Сказанное уже подводит к ответу на вопрос, почему именно фантастика, как это ни парадоксально, резче всего отразила коренную особенность нового времени и стала действенным инструментом художественного постижения реальности в эпоху ускорившегося прогресса. Действенным, а при загляде в даль завтрашнего и вовсе не заменимым. Ведь именно фантастика более всего имеет дело с непознанным, загадочным и таинственным, а прогресс как раз устремлен в неведомое, прежде не бывшее, не постигнутое и соответственно до поры до времени туманное и загадочное.
Тут фантастике, как говорится, и карты в руки. Но не всякой. Даже не понимая, в чем дело, мы улавливаем ощутимую разницу между фантастикой Гофмана — Гоголя — Булгакова и фантастикой Жюля Верна — Уэллса — Ефремова. Это разные виды фантастики, и термин «научная фантастика» возник неспроста. При всей своей неточности он нужен для классификации и анализа, и за ним стоит непустяковое содержание.
Какое?
Вынужден разочаровать любителей простых и коротких ответов: их не будет. Мало того, теперь нам придется вникнуть в проблемы куда более общего характера. Это продиктовано необходимостью, иной путь неплодотворен. Ведь если физика имеет дело с природой, то литература — с человеком и миром. А чем сложнее объект, тем сложнее система средств его выражения и раскрытия, неважно, научная ли это система или художественная. Соответственно, вопреки распространенному убеждению, «всем понятная» литература в сути своей едва ли проще квантовой механики или теории относительности, и тут ничего не поделаешь. Поэтому легкого чтения далее не обещаю.
Начнем с литературной тематики. Тема в литературе — это нацеленность искусства на тот или иной объект действительности. А поскольку таких объектов невероятное множество, то соответственно велико и количество литературных тем.
Но если получше приглядеться к тематике традиционных видов литературы (и не столь давно возникшего детектива), то можно выявить и обнаружить, что все тут имеющееся как будто необозримое многообразие укладывается в рамки всего трех метатем.
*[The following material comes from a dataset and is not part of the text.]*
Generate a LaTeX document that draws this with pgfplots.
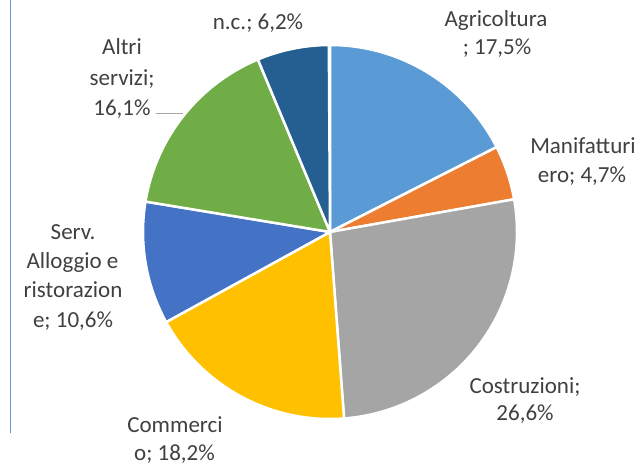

Вот как выглядит эта триада. Первая метатема: духовный, личностный, сокровенный мир человека. Вторая: человек в своей деятельности и взаимосвязи с другими людьми (деловые и межличностные отношения). Третья: человек и общество, шире — человек и окружающий его мир.
И все, других метатем вроде быть не должно, ибо наша триада, похоже, обеспечивает настолько полное перекрытие всех объектов действительности, что любая конкретная тема любого конкретного произведения, что бы ни изображалось в нем, оказывается подчленом данной триады.
Ясно, что все метатемы взаимообусловлены, ибо нельзя абстрагировать, допустим, духовный мир человека от межличностных отношений, хотя, понятно, одно не тождественно другому. Тем не менее правомочен вопрос о доминантности той или иной метатемы как в отдельном произведении, так и в отдельных видах литературы. Действительно, не так уж сложно выделить произведения, где доминирует одна из метатем (или две сразу), тогда как третья, если и присутствует, то занимает скромное, подчиненное место. Так, метатемы «Духовный мир человека» и «Межличностные отношения» главенствуют в психологической прозе (например, у Марселя Пруста). А, скажем, у Вольтера, наоборот, явно доминирует метатема «Человек и мир», тогда как остальные, в особенности первая, окраинны и подчиненны. Немало, разумеется, и таких писателей, в творчестве которых мощно звучат все три метатемы (например, Лев Толстой, Достоевский). Словом, в литературе возможны — и реализуются — все варианты метатемных сочетаний, соподчинения и доминирования.